What to produce:
Give again, verbatim, the lines between the line that contains "Generate a Python" and the line that contains "plt.rcParams['font.family'] = ['Noto", counting both ends. Pictures are excluded from the copy.

## begin Data shown

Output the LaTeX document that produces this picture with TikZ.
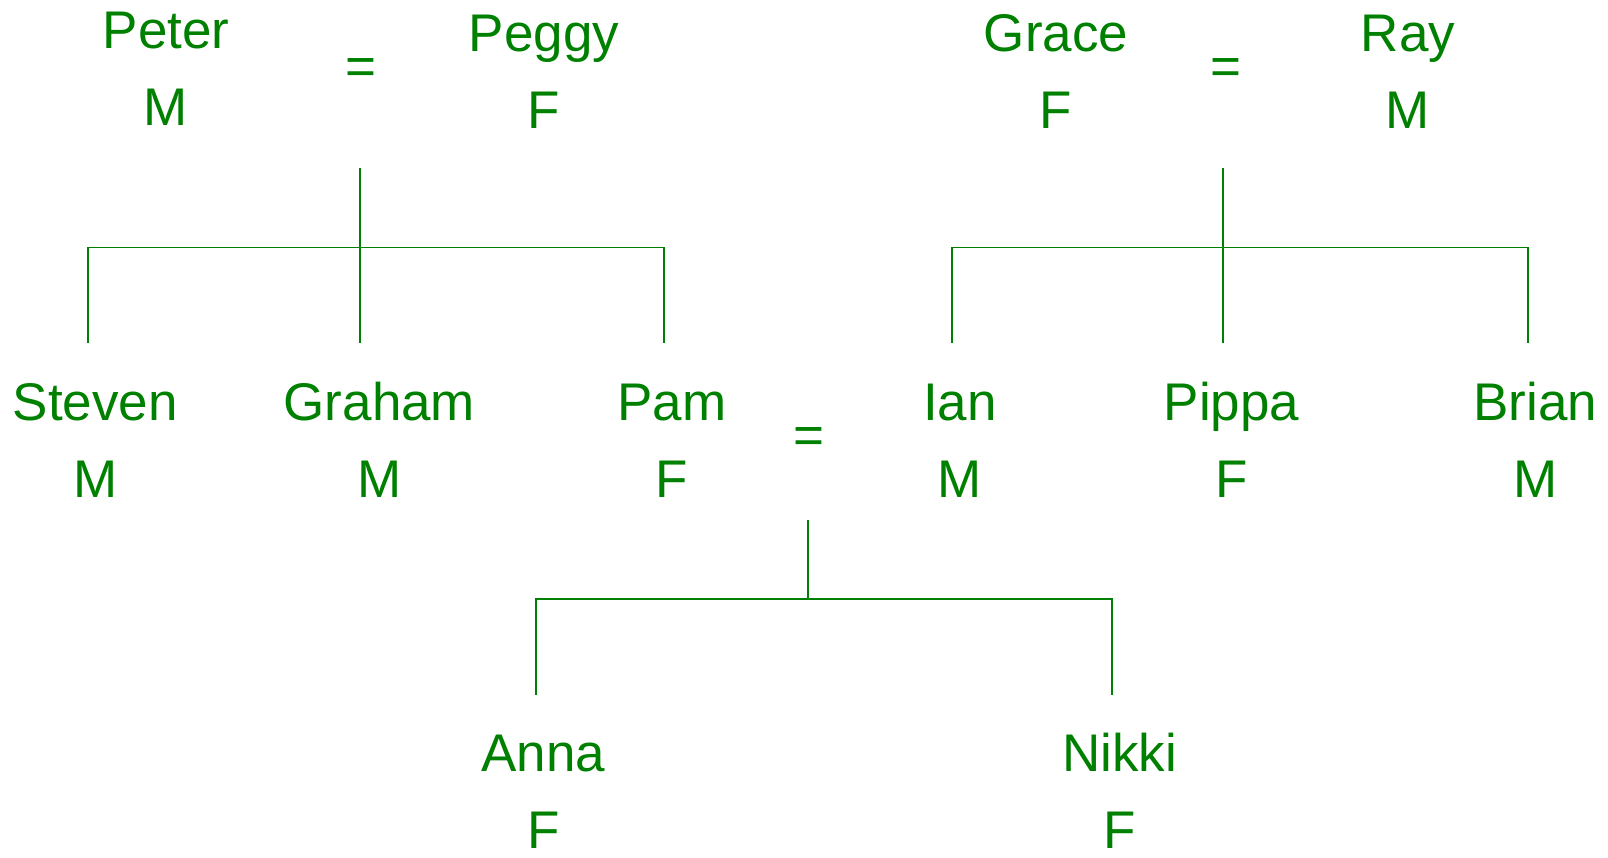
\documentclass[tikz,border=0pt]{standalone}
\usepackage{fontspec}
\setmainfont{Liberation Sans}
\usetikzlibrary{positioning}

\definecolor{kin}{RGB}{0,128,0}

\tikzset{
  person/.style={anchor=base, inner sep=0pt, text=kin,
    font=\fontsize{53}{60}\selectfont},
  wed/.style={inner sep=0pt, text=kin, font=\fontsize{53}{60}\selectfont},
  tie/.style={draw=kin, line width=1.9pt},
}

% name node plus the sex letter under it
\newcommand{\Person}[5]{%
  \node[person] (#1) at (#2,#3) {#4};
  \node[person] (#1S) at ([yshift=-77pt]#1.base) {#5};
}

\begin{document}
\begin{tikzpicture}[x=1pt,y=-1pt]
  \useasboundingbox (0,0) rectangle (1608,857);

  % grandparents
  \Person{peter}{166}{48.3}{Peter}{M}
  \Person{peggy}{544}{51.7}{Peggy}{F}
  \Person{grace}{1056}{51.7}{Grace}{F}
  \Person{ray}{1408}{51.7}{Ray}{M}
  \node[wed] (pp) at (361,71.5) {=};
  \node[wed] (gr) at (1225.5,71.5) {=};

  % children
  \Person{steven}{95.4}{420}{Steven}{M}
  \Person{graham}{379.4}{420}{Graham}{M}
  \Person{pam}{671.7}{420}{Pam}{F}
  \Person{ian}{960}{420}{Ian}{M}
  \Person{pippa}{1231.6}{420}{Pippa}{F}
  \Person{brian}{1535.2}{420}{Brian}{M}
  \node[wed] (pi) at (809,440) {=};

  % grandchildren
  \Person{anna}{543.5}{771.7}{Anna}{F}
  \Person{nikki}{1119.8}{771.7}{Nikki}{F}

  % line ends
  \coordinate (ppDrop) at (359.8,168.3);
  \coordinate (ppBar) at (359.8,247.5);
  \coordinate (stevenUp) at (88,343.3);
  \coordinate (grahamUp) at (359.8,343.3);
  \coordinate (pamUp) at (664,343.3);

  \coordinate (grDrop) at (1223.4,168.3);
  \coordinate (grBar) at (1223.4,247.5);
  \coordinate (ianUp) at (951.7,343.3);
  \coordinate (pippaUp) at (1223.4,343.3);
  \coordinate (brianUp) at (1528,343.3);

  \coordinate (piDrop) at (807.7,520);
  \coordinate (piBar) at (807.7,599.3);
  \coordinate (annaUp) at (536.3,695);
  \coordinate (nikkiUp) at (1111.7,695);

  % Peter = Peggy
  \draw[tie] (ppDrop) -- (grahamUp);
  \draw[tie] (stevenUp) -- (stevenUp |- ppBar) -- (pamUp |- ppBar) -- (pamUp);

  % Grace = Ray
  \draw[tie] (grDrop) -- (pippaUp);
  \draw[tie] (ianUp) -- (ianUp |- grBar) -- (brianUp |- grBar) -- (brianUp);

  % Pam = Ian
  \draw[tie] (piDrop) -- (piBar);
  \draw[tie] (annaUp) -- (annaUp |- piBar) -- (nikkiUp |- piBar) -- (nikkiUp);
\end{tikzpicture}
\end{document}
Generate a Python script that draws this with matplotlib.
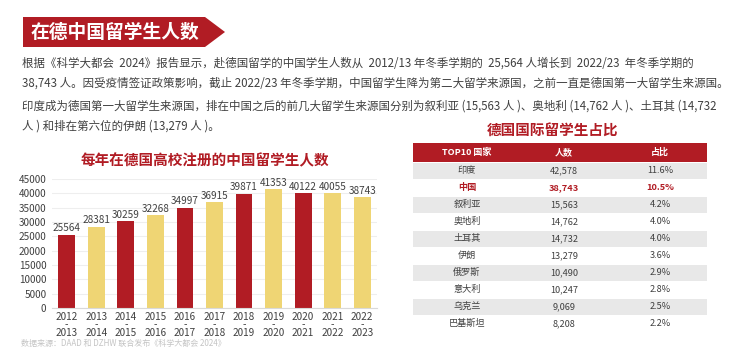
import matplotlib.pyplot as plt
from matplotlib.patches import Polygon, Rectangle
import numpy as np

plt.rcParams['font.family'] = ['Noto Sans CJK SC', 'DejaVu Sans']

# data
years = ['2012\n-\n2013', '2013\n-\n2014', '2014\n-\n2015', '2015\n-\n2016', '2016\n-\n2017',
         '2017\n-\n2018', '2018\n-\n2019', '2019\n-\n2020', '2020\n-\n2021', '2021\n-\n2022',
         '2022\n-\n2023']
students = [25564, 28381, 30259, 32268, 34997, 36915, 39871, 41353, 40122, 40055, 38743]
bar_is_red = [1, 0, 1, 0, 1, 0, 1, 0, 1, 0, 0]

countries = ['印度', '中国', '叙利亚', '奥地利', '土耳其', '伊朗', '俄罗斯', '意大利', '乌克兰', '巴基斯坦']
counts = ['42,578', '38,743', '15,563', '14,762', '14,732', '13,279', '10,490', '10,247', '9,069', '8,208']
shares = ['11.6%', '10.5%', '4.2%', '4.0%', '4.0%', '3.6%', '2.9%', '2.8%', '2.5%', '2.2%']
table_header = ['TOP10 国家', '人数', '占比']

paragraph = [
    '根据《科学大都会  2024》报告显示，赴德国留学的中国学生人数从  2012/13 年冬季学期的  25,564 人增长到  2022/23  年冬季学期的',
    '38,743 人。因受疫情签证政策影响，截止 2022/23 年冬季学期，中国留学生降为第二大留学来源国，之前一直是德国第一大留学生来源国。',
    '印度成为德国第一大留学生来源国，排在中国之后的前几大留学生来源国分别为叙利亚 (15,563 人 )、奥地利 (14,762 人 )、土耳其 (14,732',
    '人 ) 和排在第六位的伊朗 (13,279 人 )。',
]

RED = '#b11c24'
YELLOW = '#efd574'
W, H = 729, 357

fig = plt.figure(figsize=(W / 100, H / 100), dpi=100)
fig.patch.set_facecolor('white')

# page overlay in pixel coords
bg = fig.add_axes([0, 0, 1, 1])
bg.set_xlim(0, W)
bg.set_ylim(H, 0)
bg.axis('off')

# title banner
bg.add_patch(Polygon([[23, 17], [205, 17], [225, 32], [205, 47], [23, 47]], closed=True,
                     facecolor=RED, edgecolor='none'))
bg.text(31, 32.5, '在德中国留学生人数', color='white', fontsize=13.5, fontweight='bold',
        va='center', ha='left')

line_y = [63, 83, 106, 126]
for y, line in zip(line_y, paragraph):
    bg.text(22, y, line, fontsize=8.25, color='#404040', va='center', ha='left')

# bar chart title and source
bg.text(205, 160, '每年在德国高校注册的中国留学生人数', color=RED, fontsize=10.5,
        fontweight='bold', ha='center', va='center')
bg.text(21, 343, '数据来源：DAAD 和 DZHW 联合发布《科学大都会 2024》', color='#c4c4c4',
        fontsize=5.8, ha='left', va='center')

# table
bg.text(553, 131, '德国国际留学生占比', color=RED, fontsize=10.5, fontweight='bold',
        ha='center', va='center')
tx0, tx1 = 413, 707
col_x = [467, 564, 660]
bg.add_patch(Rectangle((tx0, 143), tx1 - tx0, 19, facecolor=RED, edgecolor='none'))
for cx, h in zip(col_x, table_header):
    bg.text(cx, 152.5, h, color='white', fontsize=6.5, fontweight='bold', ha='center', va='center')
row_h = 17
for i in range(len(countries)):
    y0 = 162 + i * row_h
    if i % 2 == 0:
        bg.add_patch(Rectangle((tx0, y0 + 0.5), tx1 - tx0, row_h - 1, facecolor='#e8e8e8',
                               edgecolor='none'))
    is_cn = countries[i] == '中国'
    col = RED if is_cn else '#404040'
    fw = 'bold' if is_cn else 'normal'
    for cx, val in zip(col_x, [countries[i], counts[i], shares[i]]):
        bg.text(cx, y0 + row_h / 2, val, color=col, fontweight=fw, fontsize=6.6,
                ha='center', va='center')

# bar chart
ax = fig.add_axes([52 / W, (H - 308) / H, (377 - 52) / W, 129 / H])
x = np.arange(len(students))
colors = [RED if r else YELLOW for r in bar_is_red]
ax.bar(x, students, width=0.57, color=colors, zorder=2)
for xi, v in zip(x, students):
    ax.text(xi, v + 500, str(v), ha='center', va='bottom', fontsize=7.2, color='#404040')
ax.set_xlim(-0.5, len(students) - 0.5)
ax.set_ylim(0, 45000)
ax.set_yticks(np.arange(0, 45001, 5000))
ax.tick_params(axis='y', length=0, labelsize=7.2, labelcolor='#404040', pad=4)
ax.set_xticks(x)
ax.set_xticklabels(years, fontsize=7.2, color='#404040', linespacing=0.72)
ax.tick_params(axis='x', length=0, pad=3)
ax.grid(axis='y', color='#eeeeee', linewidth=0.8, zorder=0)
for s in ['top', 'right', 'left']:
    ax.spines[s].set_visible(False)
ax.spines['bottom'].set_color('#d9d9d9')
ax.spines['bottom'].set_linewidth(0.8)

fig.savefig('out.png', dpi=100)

## end Data shown

Task result:
Generate a Python script that draws this with matplotlib.
import matplotlib.pyplot as plt
from matplotlib.patches import Polygon, Rectangle
import numpy as np

plt.rcParams['font.family'] = ['Noto Sans CJK SC', 'DejaVu Sans']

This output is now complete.